Records from a data collection:
******

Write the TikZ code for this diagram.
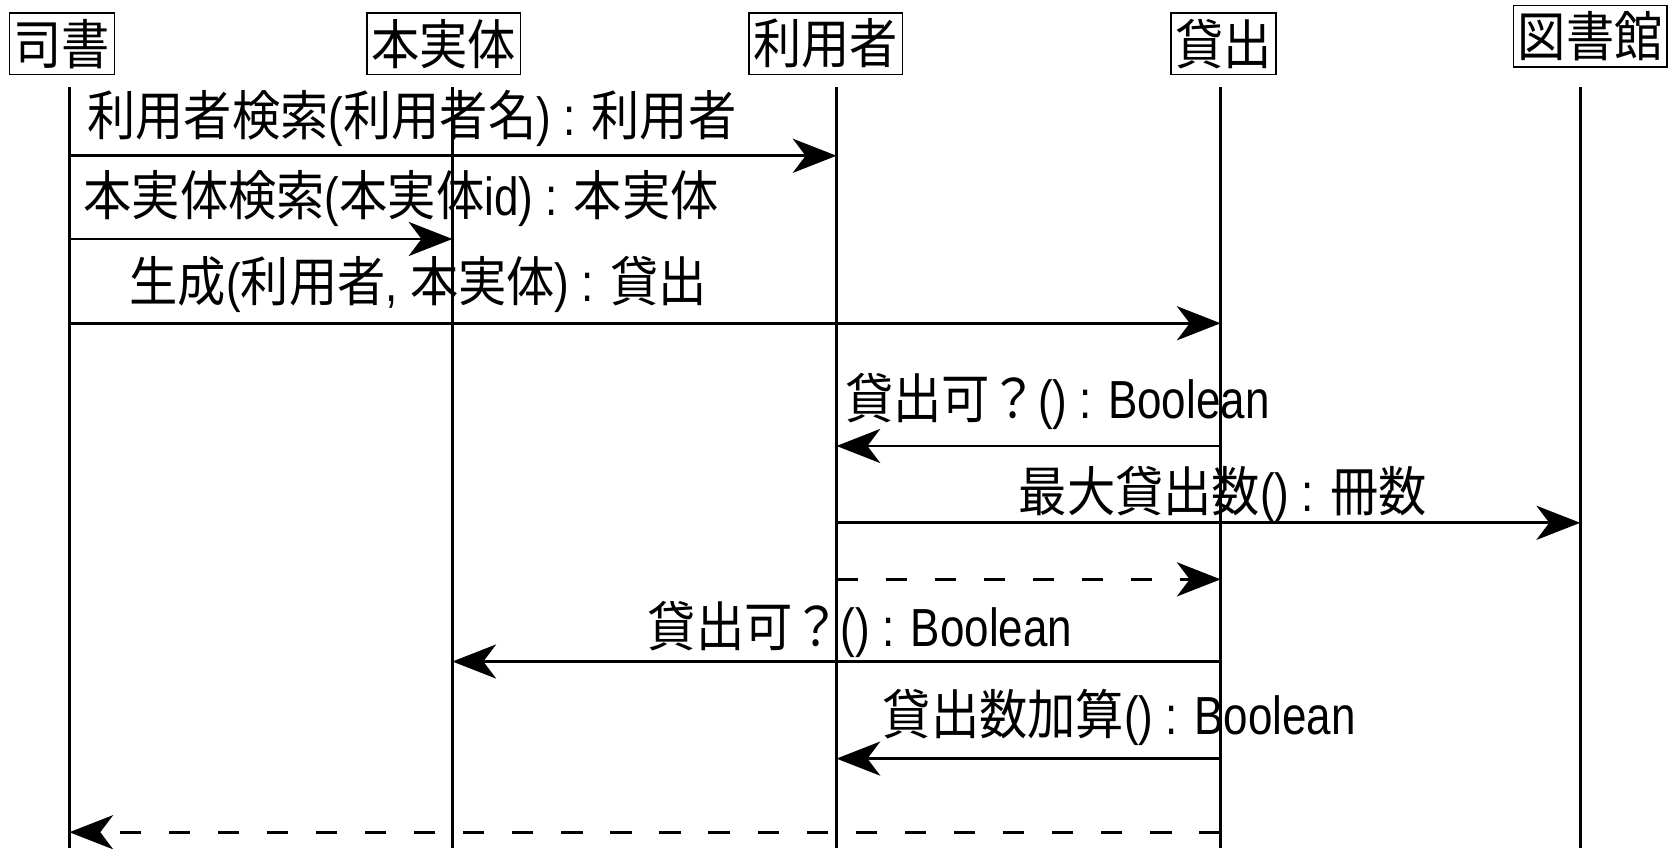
\documentclass[tikz,border=0pt]{standalone}
\usepackage{fontspec}
\setmainfont{Liberation Sans}[FakeStretch=0.82]
\newfontfamily\jp{Noto Sans CJK JP}[FakeStretch=0.9]
\usetikzlibrary{arrows.meta}

\newcommand{\J}[1]{{\jp #1}}
\newcommand{\fs}{\fontsize{14.3pt}{16pt}\selectfont}

\begin{document}
\begin{tikzpicture}[
    obj/.style={draw,thin,inner xsep=0.4mm,inner ysep=0pt,minimum height=5.8mm,font=\fs},
    lbl/.style={inner sep=0pt,font=\fs},
    msg/.style={line width=0.7pt,-{Stealth[length=4.1mm,width=3.2mm,inset=1.2mm]}},
    ret/.style={msg,dash pattern=on 2mm off 2.6mm}]

    \useasboundingbox (0,0) rectangle (15.68,-7.95);

    % objects
    \node[obj] (sisho) at (0.58,-0.41) {\J{司書}};
    \node[obj] (hon)   at (4.16,-0.41) {\J{本実体}};
    \node[obj] (riyo)  at (7.74,-0.41) {\J{利用者}};
    \node[obj] (kashi) at (11.465,-0.41) {\J{貸出}};
    \node[obj] (tosho) at (14.905,-0.34) {\J{図書館}};

    % lifelines
    \foreach \n/\x in {sisho/0.65,hon/4.24,riyo/7.84,kashi/11.44,tosho/14.81}
    { \coordinate (\n T) at (\x,-0.82); \coordinate (\n B) at (\x,-7.95);
      \draw[line width=0.7pt] (\n T) -- (\n B); }

    % calls
    \draw[msg] (sishoT |- 0,-1.46) -- (riyoT |- 0,-1.46);
    \draw[msg] (sishoT |- 0,-2.24) -- (honT |- 0,-2.24);
    \draw[msg] (sishoT |- 0,-3.03) -- (kashiT |- 0,-3.03);
    \draw[msg] (kashiT |- 0,-4.18) -- (riyoT |- 0,-4.18);
    \draw[msg] (riyoT |- 0,-4.90) -- (toshoT |- 0,-4.90);
    \draw[ret] (riyoT |- 0,-5.43) -- (kashiT |- 0,-5.43);
    \draw[msg] (kashiT |- 0,-6.20) -- (honT |- 0,-6.20);
    \draw[msg] (kashiT |- 0,-7.11) -- (riyoT |- 0,-7.11);
    \draw[ret] (kashiT |- 0,-7.80) -- (sishoT |- 0,-7.80);

    % labels
    \node[lbl] (l1) at (3.86,-1.11) {\J{利用者検索}(\J{利用者名}) : \J{利用者}};
    \node[lbl] (l2) at (3.76,-1.86) {\J{本実体検索}(\J{本実体}id) : \J{本実体}};
    \node[lbl] (l3) at (3.92,-2.67) {\J{生成}(\J{利用者}, \J{本実体}) : \J{貸出}};
    \node[lbl] (l4) at (9.91,-3.76) {\J{貸出可？}() : Boolean};
    \node[lbl] (l5) at (11.46,-4.63) {\J{最大貸出数}() : \J{冊数}};
    \node[lbl] (l7) at (8.06,-5.90) {\J{貸出可？}() : Boolean};
    \node[lbl] (l8) at (10.49,-6.72) {\J{貸出数加算}() : Boolean};
\end{tikzpicture}
\end{document}
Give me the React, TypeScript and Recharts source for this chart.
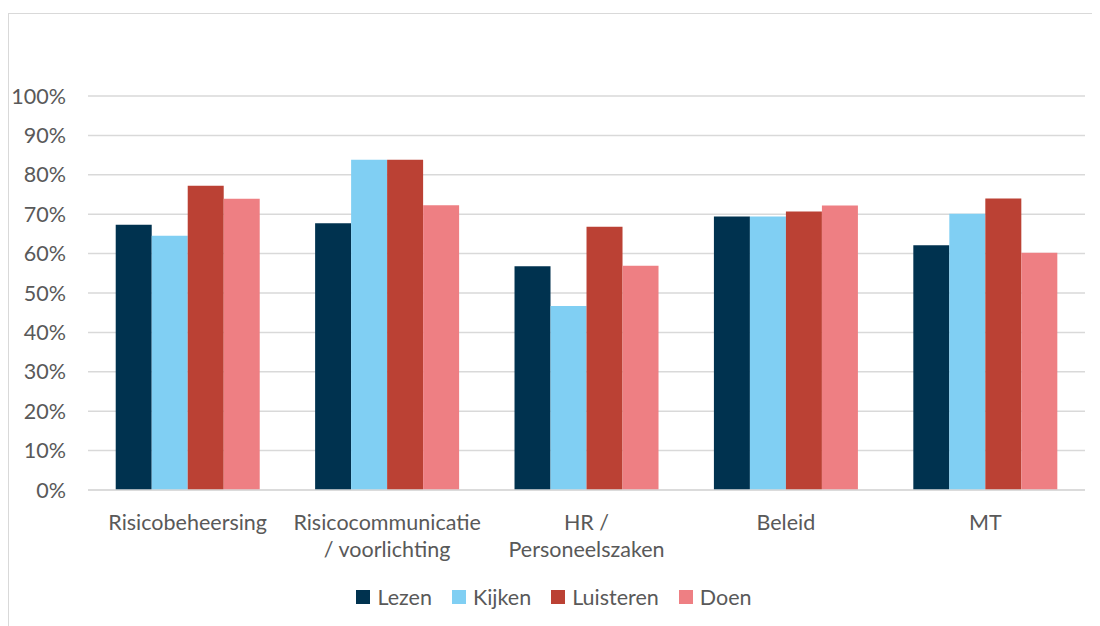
import React from "react";
import { BarChart, Bar, XAxis, YAxis, CartesianGrid } from "recharts";

const categoryLines: string[][] = [
  ["Risicobeheersing"],
  ["Risicocommunicatie", "/ voorlichting"],
  ["HR /", "Personeelszaken"],
  ["Beleid"],
  ["MT"],
];
const categories = ["Risicobeheersing", "Risicocommunicatie / voorlichting", "HR / Personeelszaken", "Beleid", "MT"];
const lezen = [0.673, 0.677, 0.568, 0.694, 0.621];
const kijken = [0.645, 0.838, 0.467, 0.694, 0.701];
const luisteren = [0.772, 0.838, 0.668, 0.707, 0.740];
const doen = [0.739, 0.723, 0.569, 0.722, 0.602];
const yTicks = [0, 0.1, 0.2, 0.3, 0.4, 0.5, 0.6, 0.7, 0.8, 0.9, 1];

const series = [
  { key: "Lezen", color: "#00324f", values: lezen },
  { key: "Kijken", color: "#80cff3", values: kijken },
  { key: "Luisteren", color: "#bb4134", values: luisteren },
  { key: "Doen", color: "#ee7f83", values: doen },
];

const data = categories.map((c, i) => {
  const row: any = { name: c, idx: i };
  series.forEach((s) => (row[s.key] = s.values[i]));
  return row;
});

const FONT = "Lato, 'Open Sans', sans-serif";
const TEXT = "#595959";
const FS = 21.5;

const XTick = (props: any) => {
  const { x, y, payload } = props;
  const lines = categoryLines[payload.index] || [payload.value];
  return (
    <g>
      {lines.map((l, i) => (
        <text key={i} x={x} y={y + 32 + i * 27} textAnchor="middle" fill={TEXT} fontSize={FS} fontFamily={FONT}>
          {l}
        </text>
      ))}
    </g>
  );
};

const Legend2 = () => (
  <div style={{ position: "absolute", left: 0, top: 570, width: 1090, display: "flex", justifyContent: "center", fontFamily: FONT, fontSize: FS, color: TEXT }}>
    {series.map((s, i) => (
      <div key={s.key} style={{ display: "flex", alignItems: "center", marginLeft: i === 0 ? 0 : 20 }}>
        <div style={{ width: 14, height: 14, background: s.color, marginRight: 7 }} />
        <span>{s.key}</span>
      </div>
    ))}
  </div>
);

export default function App() {
  return (
    <div style={{ marginTop: 5, width: 1090, height: 618, border: "1px solid #d9d9d9", position: "relative", background: "#fff" }}>
      <BarChart width={1090} height={613} data={data} margin={{ top: 82, right: 14, left: 0, bottom: 50 }} barGap={0} barCategoryGap="13.9%">
        <CartesianGrid vertical={false} stroke="#d9d9d9" strokeWidth={1.5} />
        <XAxis dataKey="name" height={87} tick={<XTick />} tickLine={false} axisLine={{ stroke: "#d9d9d9", strokeWidth: 1.5 }} interval={0} />
        <YAxis width={79} domain={[0, 1]} ticks={yTicks} tickFormatter={(v: number) => `${Math.round(v * 100)}%`} tickLine={false} axisLine={false} tickSize={0} tickMargin={22} tick={{ fill: TEXT, fontSize: FS, fontFamily: FONT }} />
        {series.map((s) => (
          <Bar key={s.key} dataKey={s.key} fill={s.color} isAnimationActive={false} />
        ))}
      </BarChart>
      <Legend2 />
    </div>
  );
}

******

What the exercise asks >>
Output the data above without changes, apart from leaving out the pictures.

Solution to the problem >>
Write the TikZ code for this diagram.
\documentclass[tikz,border=0pt]{standalone}
\usepackage{fontspec}
\setmainfont{Liberation Sans}[FakeStretch=0.82]
\newfontfamily\jp{Noto Sans CJK JP}[FakeStretch=0.9]
\usetikzlibrary{arrows.meta}

\newcommand{\J}[1]{{\jp #1}}
\newcommand{\fs}{\fontsize{14.3pt}{16pt}\selectfont}

\begin{document}
\begin{tikzpicture}[
    obj/.style={draw,thin,inner xsep=0.4mm,inner ysep=0pt,minimum height=5.8mm,font=\fs},
    lbl/.style={inner sep=0pt,font=\fs},
    msg/.style={line width=0.7pt,-{Stealth[length=4.1mm,width=3.2mm,inset=1.2mm]}},
    ret/.style={msg,dash pattern=on 2mm off 2.6mm}]

    \useasboundingbox (0,0) rectangle (15.68,-7.95);

    % objects
    \node[obj] (sisho) at (0.58,-0.41) {\J{司書}};
    \node[obj] (hon)   at (4.16,-0.41) {\J{本実体}};
    \node[obj] (riyo)  at (7.74,-0.41) {\J{利用者}};
    \node[obj] (kashi) at (11.465,-0.41) {\J{貸出}};
    \node[obj] (tosho) at (14.905,-0.34) {\J{図書館}};

    % lifelines
    \foreach \n/\x in {sisho/0.65,hon/4.24,riyo/7.84,kashi/11.44,tosho/14.81}
    { \coordinate (\n T) at (\x,-0.82); \coordinate (\n B) at (\x,-7.95);
      \draw[line width=0.7pt] (\n T) -- (\n B); }

    % calls
    \draw[msg] (sishoT |- 0,-1.46) -- (riyoT |- 0,-1.46);
    \draw[msg] (sishoT |- 0,-2.24) -- (honT |- 0,-2.24);
    \draw[msg] (sishoT |- 0,-3.03) -- (kashiT |- 0,-3.03);
    \draw[msg] (kashiT |- 0,-4.18) -- (riyoT |- 0,-4.18);
    \draw[msg] (riyoT |- 0,-4.90) -- (toshoT |- 0,-4.90);
    \draw[ret] (riyoT |- 0,-5.43) -- (kashiT |- 0,-5.43);
    \draw[msg] (kashiT |- 0,-6.20) -- (honT |- 0,-6.20);
    \draw[msg] (kashiT |- 0,-7.11) -- (riyoT |- 0,-7.11);
    \draw[ret] (kashiT |- 0,-7.80) -- (sishoT |- 0,-7.80);

    % labels
    \node[lbl] (l1) at (3.86,-1.11) {\J{利用者検索}(\J{利用者名}) : \J{利用者}};
    \node[lbl] (l2) at (3.76,-1.86) {\J{本実体検索}(\J{本実体}id) : \J{本実体}};
    \node[lbl] (l3) at (3.92,-2.67) {\J{生成}(\J{利用者}, \J{本実体}) : \J{貸出}};
    \node[lbl] (l4) at (9.91,-3.76) {\J{貸出可？}() : Boolean};
    \node[lbl] (l5) at (11.46,-4.63) {\J{最大貸出数}() : \J{冊数}};
    \node[lbl] (l7) at (8.06,-5.90) {\J{貸出可？}() : Boolean};
    \node[lbl] (l8) at (10.49,-6.72) {\J{貸出数加算}() : Boolean};
\end{tikzpicture}
\end{document}
Give me the React, TypeScript and Recharts source for this chart.
import React from "react";
import { BarChart, Bar, XAxis, YAxis, CartesianGrid } from "recharts";

const categoryLines: string[][] = [
  ["Risicobeheersing"],
  ["Risicocommunicatie", "/ voorlichting"],
  ["HR /", "Personeelszaken"],
  ["Beleid"],
  ["MT"],
];
const categories = ["Risicobeheersing", "Risicocommunicatie / voorlichting", "HR / Personeelszaken", "Beleid", "MT"];
const lezen = [0.673, 0.677, 0.568, 0.694, 0.621];
const kijken = [0.645, 0.838, 0.467, 0.694, 0.701];
const luisteren = [0.772, 0.838, 0.668, 0.707, 0.740];
const doen = [0.739, 0.723, 0.569, 0.722, 0.602];
const yTicks = [0, 0.1, 0.2, 0.3, 0.4, 0.5, 0.6, 0.7, 0.8, 0.9, 1];

const series = [
  { key: "Lezen", color: "#00324f", values: lezen },
  { key: "Kijken", color: "#80cff3", values: kijken },
  { key: "Luisteren", color: "#bb4134", values: luisteren },
  { key: "Doen", color: "#ee7f83", values: doen },
];

const data = categories.map((c, i) => {
  const row: any = { name: c, idx: i };
  series.forEach((s) => (row[s.key] = s.values[i]));
  return row;
});

const FONT = "Lato, 'Open Sans', sans-serif";
const TEXT = "#595959";
const FS = 21.5;

const XTick = (props: any) => {
  const { x, y, payload } = props;
  const lines = categoryLines[payload.index] || [payload.value];
  return (
    <g>
      {lines.map((l, i) => (
        <text key={i} x={x} y={y + 32 + i * 27} textAnchor="middle" fill={TEXT} fontSize={FS} fontFamily={FONT}>
          {l}
        </text>
      ))}
    </g>
  );
};

const Legend2 = () => (
  <div style={{ position: "absolute", left: 0, top: 570, width: 1090, display: "flex", justifyContent: "center", fontFamily: FONT, fontSize: FS, color: TEXT }}>
    {series.map((s, i) => (
      <div key={s.key} style={{ display: "flex", alignItems: "center", marginLeft: i === 0 ? 0 : 20 }}>
        <div style={{ width: 14, height: 14, background: s.color, marginRight: 7 }} />
        <span>{s.key}</span>
      </div>
    ))}
  </div>
);

export default function App() {
  return (
    <div style={{ marginTop: 5, width: 1090, height: 618, border: "1px solid #d9d9d9", position: "relative", background: "#fff" }}>
      <BarChart width={1090} height={613} data={data} margin={{ top: 82, right: 14, left: 0, bottom: 50 }} barGap={0} barCategoryGap="13.9%">
        <CartesianGrid vertical={false} stroke="#d9d9d9" strokeWidth={1.5} />
        <XAxis dataKey="name" height={87} tick={<XTick />} tickLine={false} axisLine={{ stroke: "#d9d9d9", strokeWidth: 1.5 }} interval={0} />
        <YAxis width={79} domain={[0, 1]} ticks={yTicks} tickFormatter={(v: number) => `${Math.round(v * 100)}%`} tickLine={false} axisLine={false} tickSize={0} tickMargin={22} tick={{ fill: TEXT, fontSize: FS, fontFamily: FONT }} />
        {series.map((s) => (
          <Bar key={s.key} dataKey={s.key} fill={s.color} isAnimationActive={false} />
        ))}
      </BarChart>
      <Legend2 />
    </div>
  );
}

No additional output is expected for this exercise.